Wednesday, August 12, 2009

A moment to celebrate progress!

I landed in Salvador about 30 mins ago and as I accustomed to doing I pulled my phone out right away and tried to sync my email. I was in Salvador about 6 weeks ago and was able to get a phone signal but my phone couldn’t access a data network the entire time I was here. So you can imagine my surprise when my phone download one email from a friend who is watering our plants and another from my husband telling me that he had rebooked his flight in Rio and would be getting in two hours after his original date. In the 6 weeks since I was last her the signal has gotten better in Sao Paulo and they now have a data network Just to make sure I wasn’t dreaming I just synced my phone again to be sure – and it still works, which means that I will be able to post this with little problem as an email from my phone if I so desire.

Yesterday I was talking with two young adults about the fact that the iPhone is supposed to be released in Brazil this month because the network has been upgraded to sustain it. The cell phone is a fairly standard item here. On my last visit I stayed with a 80-year-old+ couple who didn’t have regular phone service in their village but who had a cell phone attached to the wall as their house phone. After payday you see lines of people waiting to add money to their pre-paid phones.

Nonetheless cell phone minutes are still relatively expensive and people have the kind of etiquette here that you don’t see in the US. I rarely see people driving while talking, I am sitting in the airport surrounded by 40 or so people and while folks are holding cell phones, there is no one talking incessantly. In other words – Brazilians have a measure of cell phone etiquette that is not present in the United States.

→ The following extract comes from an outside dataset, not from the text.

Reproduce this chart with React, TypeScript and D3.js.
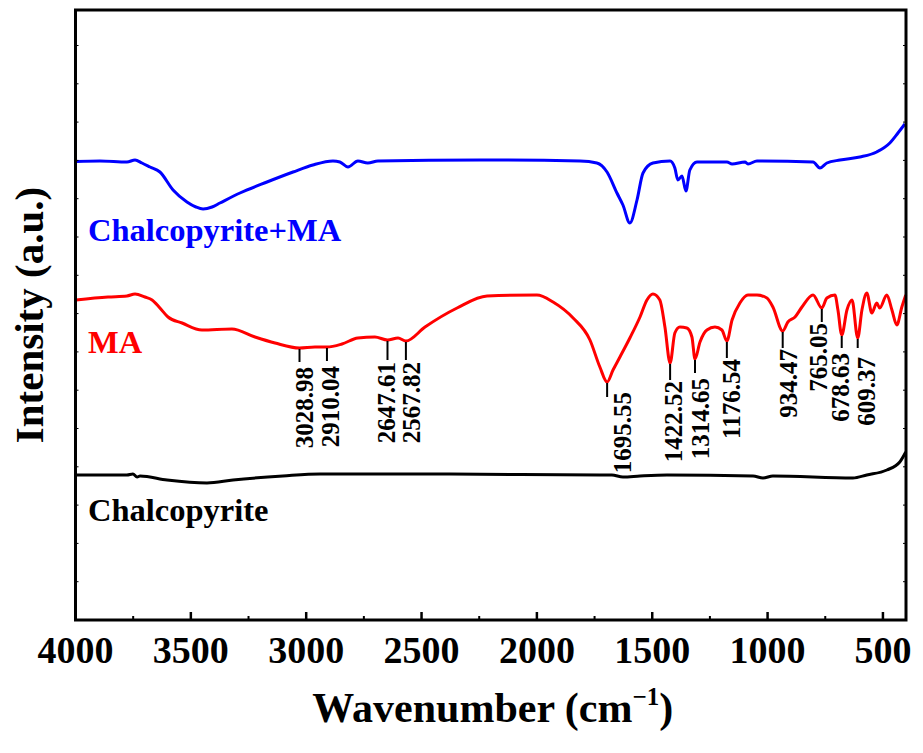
import React from "react"
import * as d3 from "d3"

// wavenumber (cm-1) / intensity (a.u.) pairs
const blueWave = [3998, 3894, 3777, 3742, 3712, 3677, 3634, 3577, 3517, 3478, 3447, 3408, 3374, 3287, 3170, 3057, 2971, 2884, 2854, 2819, 2776, 2733, 2689, 2247, 1813, 1740, 1696, 1653, 1627, 1597, 1566, 1540, 1497, 1423, 1402, 1389, 1371, 1354, 1337, 1306, 1176, 1154, 1098, 1085, 1046, 803, 773, 743, 686, 600, 527, 470, 435, 405]
const blueVal = [45.85, 45.9, 45.8, 46.0, 45.7, 45.3, 44.8, 43.0, 41.8, 41.3, 41.1, 41.3, 41.7, 42.7, 43.8, 44.8, 45.5, 45.9, 45.8, 45.3, 45.9, 45.7, 45.9, 46.0, 45.9, 45.7, 44.8, 42.7, 41.5, 39.7, 42.0, 44.7, 45.7, 45.9, 45.2, 44.0, 44.4, 42.9, 45.0, 45.8, 45.8, 45.6, 45.8, 45.6, 45.9, 45.8, 45.2, 45.7, 46.0, 46.3, 46.8, 47.7, 48.7, 49.6]

const redWave = [3998, 3859, 3777, 3742, 3699, 3668, 3634, 3599, 3538, 3452, 3322, 3222, 3135, 3028.98, 2962, 2910.04, 2845, 2776, 2702, 2647.61, 2602, 2567.82, 2485, 2346, 2216, 2000, 1930, 1843, 1770, 1727, 1695.55, 1670, 1640, 1597, 1553, 1523, 1497, 1467, 1445, 1422.52, 1402, 1380, 1350, 1328, 1314.65, 1293, 1263, 1228, 1198, 1176.54, 1154, 1120, 1085, 1046, 1003, 977, 934.47, 912, 881, 851, 803, 765.05, 743, 708, 695, 678.63, 656, 634, 609.37, 591, 570, 548, 527, 514, 483, 461, 440, 418, 401]
const redVal = [32.0, 32.3, 32.4, 32.6, 32.3, 32.0, 31.2, 30.3, 29.7, 29.0, 29.1, 28.3, 27.7, 27.2, 27.3, 27.3, 27.6, 28.2, 28.3, 28.0, 28.2, 27.9, 29.3, 31.2, 32.4, 32.5, 31.8, 30.2, 28.0, 25.3, 23.8, 25.0, 26.3, 28.2, 30.3, 32.0, 32.6, 32.0, 29.3, 25.7, 28.7, 29.3, 29.2, 28.3, 26.1, 27.8, 29.0, 29.3, 29.0, 27.9, 30.0, 31.7, 32.5, 32.5, 32.2, 31.3, 28.9, 29.8, 30.3, 31.3, 32.5, 31.2, 32.2, 32.5, 31.0, 28.5, 31.0, 32.0, 28.2, 31.0, 32.7, 30.7, 31.7, 31.2, 32.5, 31.0, 29.5, 31.3, 32.5]

const blackWave = [3998, 3777, 3751, 3733, 3720, 3603, 3430, 3317, 3101, 2940, 2377, 1727, 1675, 1627, 1553, 1436, 1063, 1020, 977, 630, 570, 483, 427, 401]
const blackVal = [14.5, 14.5, 14.6, 14.3, 14.4, 14.0, 13.7, 14.0, 14.4, 14.6, 14.6, 14.5, 14.5, 14.3, 14.4, 14.5, 14.4, 14.2, 14.4, 14.2, 14.5, 15.0, 15.8, 16.8]

const peaks = [3028.98, 2910.04, 2647.61, 2567.82, 1695.55, 1422.52, 1314.65, 1176.54, 934.47, 765.05, 678.63, 609.37]

const xTicks = [4000, 3500, 3000, 2500, 2000, 1500, 1000, 500]
const xMinorTicks = [3750, 3250, 2750, 2250, 1750, 1250, 750]

// hand placed label nudges: [dx, line length, gap to text]
const peakLayout = [
  [5, 14, 5], [3.5, 14, 5], [-1, 20, 2], [6, 19, 2], [15, 15, -5], [3, 17, 1],
  [6, 14, 5], [5, 17, 1], [6, 17, 1], [-3, 14, 1], [-1, 13, 5], [9, 10, 9],
]

const W = 923
const H = 753
const margin = { left: 75.5, right: 17, top: 10, bottom: 133 }
const serif = "'Liberation Serif', 'Times New Roman', serif"

export default function App() {
  const x = d3.scaleLinear().domain([4000, 400]).range([margin.left, W - margin.right])
  const y = d3.scaleLinear().domain([0, 61]).range([H - margin.bottom, margin.top])
  const yTicks = d3.range(3.83, 61, 3.83)

  const line = d3.line<[number, number]>()
    .x((d) => x(d[0]))
    .y((d) => y(d[1]))
    .curve(d3.curveMonotoneX)

  const series = [
    { wave: blueWave, val: blueVal, color: "#0000ff" },
    { wave: redWave, val: redVal, color: "#ff0000" },
    { wave: blackWave, val: blackVal, color: "#000000" },
  ]

  const x0 = x(4000)
  const x1 = x(400)
  const y0 = y(0)
  const y1 = y(61)

  return (
    <div style={{ position: "absolute", left: 0, top: 0 }}>
      <svg width={W} height={H} style={{ display: "block", background: "#fff" }} fontFamily={serif}>
        {series.map((s, i) => (
          <path
            key={i}
            d={line(s.wave.map((w, j) => [w, s.val[j]] as [number, number])) || ""}
            fill="none"
            stroke={s.color}
            strokeWidth={3}
            strokeLinejoin="round"
          />
        ))}

        {/* peak markers on the MA spectrum */}
        {peaks.map((p, i) => {
          const j = redWave.indexOf(p)
          const [dx, len, gap] = peakLayout[i]
          const px = x(p)
          const py = y(redVal[j])
          const ty = py + len + gap
          return (
            <g key={p}>
              <line x1={px} x2={px} y1={py + 1} y2={py + len} stroke="#000" strokeWidth={2} />
              <text
                transform={`translate(${px + dx},${ty}) rotate(-90)`}
                textAnchor="end"
                dominantBaseline="central"
                fontSize={25}
                fontWeight="bold"
              >
                {p.toFixed(2)}
              </text>
            </g>
          )
        })}

        {/* series labels */}
        <text x={88} y={241} fontSize={32.5} fontWeight="bold" fill="#0000ff">Chalcopyrite+MA</text>
        <text x={88} y={353} fontSize={32.5} fontWeight="bold" fill="#ff0000">MA</text>
        <text x={88} y={521} fontSize={32.5} fontWeight="bold" fill="#000">Chalcopyrite</text>

        {/* frame */}
        <rect x={x0} y={y1} width={x1 - x0} height={y0 - y1} fill="none" stroke="#000" strokeWidth={3} />

        {xTicks.map((t) => (
          <g key={t}>
            <line x1={x(t)} x2={x(t)} y1={y0} y2={y0 - 8} stroke="#000" strokeWidth={2.5} />
            <text x={x(t)} y={y0 + 43} textAnchor="middle" fontSize={38} fontWeight="bold">{t}</text>
          </g>
        ))}
        {xMinorTicks.map((t) => (
          <line key={t} x1={x(t)} x2={x(t)} y1={y0} y2={y0 - 4} stroke="#000" strokeWidth={2} />
        ))}
        {yTicks.map((t) => (
          <g key={t}>
            <line x1={x0} x2={x0 + 3} y1={y(t)} y2={y(t)} stroke="#000" strokeWidth={1} />
            <line x1={x1} x2={x1 - 3} y1={y(t)} y2={y(t)} stroke="#000" strokeWidth={1} />
          </g>
        ))}

        {/* axis titles */}
        <text x={(x0 + x1) / 2 + 2} y={722} textAnchor="middle" fontSize={42} fontWeight="bold">
          Wavenumber (cm
          <tspan dy={-17} fontSize={25}>−1</tspan>
          <tspan dy={17}>)</tspan>
        </text>
        <text
          transform={`translate(43,${(y0 + y1) / 2}) rotate(-90)`}
          textAnchor="middle"
          fontSize={41}
          fontWeight="bold"
        >
          Intensity (a.u.)
        </text>
      </svg>
    </div>
  )
}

I wonder what the growth of the smartphone will mean for Brazil. Will it turn everyone into incessant picture takers, bloggers, texters, tweeters, and Facebook addicts? Will it mean that people here begin to live more and more virtually and slowly neglect the great communal traditions that have led me to go hours without thinking about my phone as opposed to the minutes I go in the United States. Will people stop going by each others houses for a cup of coffee and instead just send messages through Orkut (the Google version of Facebook which is much more popular in Brazil.)

Well we will have to see. So far all of my Brazilian friends are on Orkut and many are on Hotmail Messanger but we still spent hours hanging out. The truth is that while I have my concerns I also have some faith that Brazilians will exercise more constraint then we will. In a country where people still great each other with kisses on the cheek, where it is not strange to hug someone you just met, where being a good host is considered a matter of character, I have hope that people will take advantage of the positives of this technology while not letting the visual senses replace all of the other senses. This is still a country that believes in the importance of smell of fragrant flowers, the touch of embracing a new friend, the taste of dende in a stew and the sound of drums in the street. In the rush to become an economically strong country, Brazil cannot afford to give away these treasures!